Boehner to Obama: Cuts Must Exceed Next Debt-Limit Hike
At an address to the Peter G. Peterson Fiscal Summit later today, House Speaker John Boehner will call on President Obama to "again meet the principle of cuts greater than the hike" on any agreement to a looming debt-limit increase, which is expected during the lame-duck session after the election.
"When the time comes, I will again insist on my simple principle of cuts and reforms greater than the debt-limit increase," Boehner, R-Ohio, will say, according to excerpts provided by his office. "This is the only avenue I see right now to force the elected leadership of this country to solve our structural fiscal imbalance. If that means we have to do a series of stop-gap measures, so be it. But that's not the ideal. Let's start solving the problem. We can make the bold cuts and reforms necessary to meet this principle, and we must."

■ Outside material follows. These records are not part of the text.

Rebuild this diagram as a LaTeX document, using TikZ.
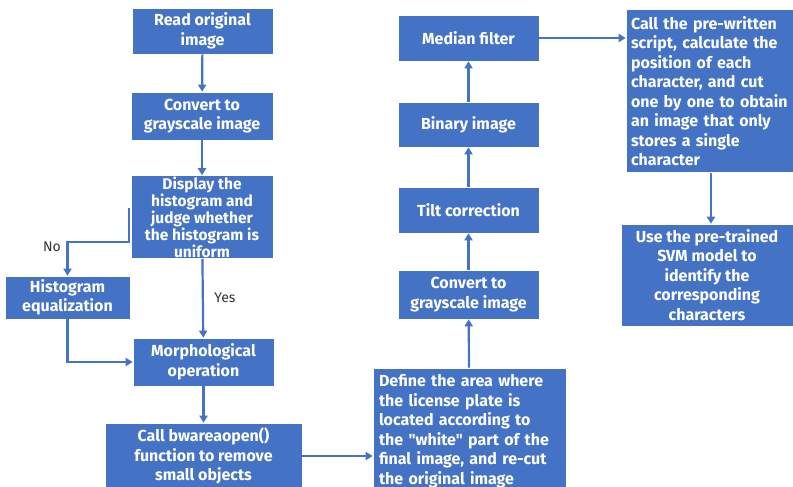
\documentclass[tikz,border=0pt]{standalone}
\usepackage{fontspec}
\setmainfont{Fira Sans}[Ligatures=TeXOff]
\usetikzlibrary{arrows.meta}

\definecolor{boxblue}{HTML}{4472C4}

\begin{document}
\begin{tikzpicture}[x=1pt,y=-1pt,
    box/.style={draw=white,line width=0.6pt,fill=boxblue,text=white,
        font=\bfseries\fontsize{16}{19.5}\selectfont,align=center,inner sep=0pt},
    leftbox/.style={box,align=left,inner xsep=5pt},
    link/.style={draw=boxblue,line width=2.2pt,-{Triangle[length=7pt,width=8pt]}},
    lbl/.style={text=black!80,font=\fontsize{14}{16}\selectfont}]
    \useasboundingbox (0,0) rectangle (793,487);
    % left column
    \node[box,minimum width=141pt,minimum height=46pt] (read) at (202.5,31) {Read original\\image};
    \node[box,minimum width=142pt,minimum height=48pt] (gray) at (202,116) {Convert to\\grayscale image};
    \node[box,minimum width=142pt,minimum height=83pt,font=\bfseries\fontsize{15.5}{16}\selectfont] (disp) at (202,217)
        {Display the\\histogram and\\judge whether\\the histogram is\\uniform};
    \node[box,minimum width=125pt,minimum height=43pt] (equal) at (67.5,297.5) {Histogram\\equalization};
    \node[box,minimum width=141pt,minimum height=48pt] (morph) at (203.5,362) {Morphological\\operation};
    \node[box,minimum width=197pt,minimum height=66pt] (bware) at (203.5,456)
        {Call bwareaopen()\\function to remove\\small objects};
    % middle column
    \node[leftbox,inner xsep=6pt,text width=181pt,minimum height=126pt] (area) at (469.5,431)
        {Define the area where\\the license plate is\\located according to\\the "white" part of the\\final image, and re-cut\\the original image};
    \node[box,minimum width=141pt,minimum height=49pt] (gray2) at (468.5,294.5) {Convert to\\grayscale image};
    \node[box,minimum width=141pt,minimum height=46pt] (tilt) at (468.5,210) {Tilt correction};
    \node[box,minimum width=141pt,minimum height=45pt] (binary) at (468.5,124.5) {Binary image};
    \node[box,minimum width=141pt,minimum height=46pt] (median) at (468.5,38) {Median filter};
    % right column
    \node[leftbox,text width=157pt,minimum height=163pt] (script) at (709.5,91)
        {Call the pre-written\\script, calculate the\\position of each\\character, and cut\\one by one to obtain\\an image that only\\stores a single\\character};
    \node[box,minimum width=172pt,minimum height=102pt] (svm) at (707,275)
        {Use the pre-trained\\SVM model to\\identify the\\corresponding\\characters};
    % connectors
    \coordinate (nostart) at (129,208);
    \draw[link] (read) -- (gray);
    \draw[link] (gray) -- (disp);
    \draw[link] (nostart) -- ++(0,34) -| (equal.north);
    \draw[link] (disp) -- (morph);
    \draw[link] (equal.south) |- (morph.west);
    \draw[link] (morph) -- (bware);
    \draw[link] (bware.east) -- (bware.east -| area.west);
    \draw[link] (area) -- (gray2);
    \draw[link] (gray2) -- (tilt);
    \draw[link] (tilt) -- (binary);
    \draw[link] (binary) -- (median);
    \draw[link] (median.east) -- (median.east -| script.west);
    \draw[link] (script.south -| 711,0) -- (svm.north -| 711,0);
    \node[lbl] (no) at (52,247) {No};
    \node[lbl] (yes) at (225,298) {Yes};
\end{tikzpicture}
\end{document}
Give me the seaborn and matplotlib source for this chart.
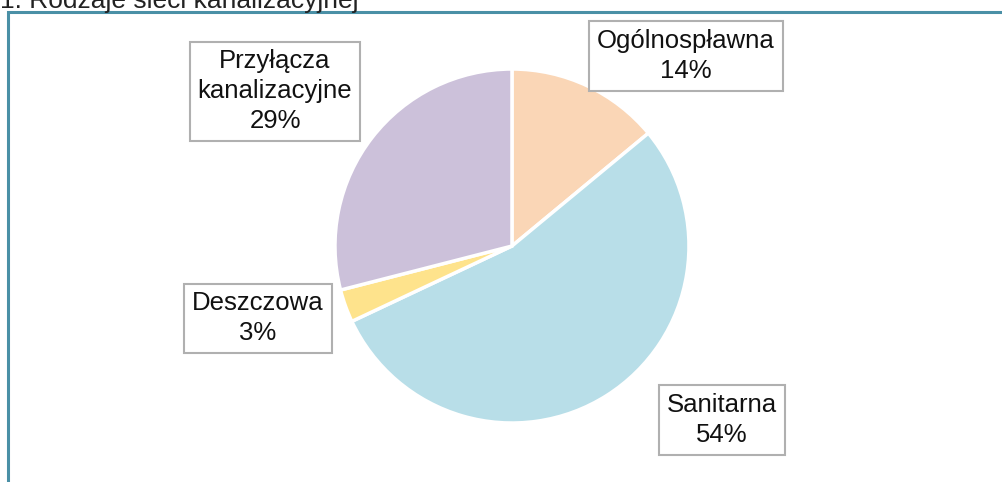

The statutory debt-limit mandates how much money the federal government can borrow. When that cap maxes out, Congress must approve the president's request to raise the ceiling. The bickering over the last debt-limit increase dominated the fiscal debate on Capitol Hill for most of 2010.
House Minority Whip Steny Hoyer, the No. 2 Democrat in the House, reacted by telling reporters that the dollar-for-dollar principle is "a simplistic characterization of the issue that confronts us," and he warned that Congress could "undermine the confidence in the United States by continuing this game on the debt limit."
"We are buying more than we're paying for," Hoyer, D-Md., said this morning at his weekly pen-and-pad briefing. "The Republicans are good at buying and lousy at paying. They borrowed a lot of money. As a result, we owe a lot of money. The debt limit is about paying back that which we have already incurred."
Hoyer, who has served in the House of Representatives since 1981, called the frantic schedule of legislative deadlines at the end of the year "unlike any I have seen since I have been in Congress" and he once again reiterated his belief that both parties should strike "a big, bold, balanced deal."
"We've incurred the debts, we need to pay the debts," Hoyer said. "What we need to do in paying the debts is make sure that we have a balanced program of revenues and expenditures."
Boehner is scheduled to deliver remarks at 2:45 p.m., when he will "lay out a path for seizing this opportunity to end the era of short-term government interventions and focus instead on reforms that promote long-term economic investment, private initiative, and freedom," according to his office.
"We shouldn't dread the debt limit. We should welcome it. It's an action-forcing event in a town that has become infamous for inaction," Boehner will say. "Just so we're clear, I'm talking about real cuts and reforms, not these tricks and gimmicks that have given Washington a pass on grappling with its spending problem."
Boehner is also expected to announce that the House will vote before the November election on comprehensive tax overhaul to begin what he will call "an expedited process by which Congress would enact real tax reform in 2013."
"Any sudden tax hike would hurt our economy, so this fall - before the election - the House of Representatives will vote to stop the largest tax increase in American history," Boehner will say, adding that the Ways and Means Committee will work out the details. "This will give Congress time to work on broad-based tax reform that lowers rates for individuals and businesses while closing deductions, credits, and special carve-outs.
"If we do this right, this will be the last time we ever have to confront the uncertainty of expiring tax rates," he'll add. "We'll have replaced the broken status quo with a tax code that maintains progressivity, taxes income once and creates a fairer, simpler code."
Hoyer said he believes Boehner, who negotiated secretly with President Obama last summer on a prospective-but-failed " Grand Bargain," could likely come to terms on a balanced, bipartisan agreement this time around. But Hoyer doubted Boehner would have the support of his rank-and-file members, telling reporters that although the rest of Republicans "believe in big and bold," the GOP "does not believe in balance."
"[Republicans] want tax cuts that were included in the budget for those who are doing the best in America and they want a cut to those who have less in America," he said. "Those are not [the Democrats'] priorities. We have a substantial substantive disagreement, and we think that would be harmful to the economy, harmful to the American people and harmful to our values."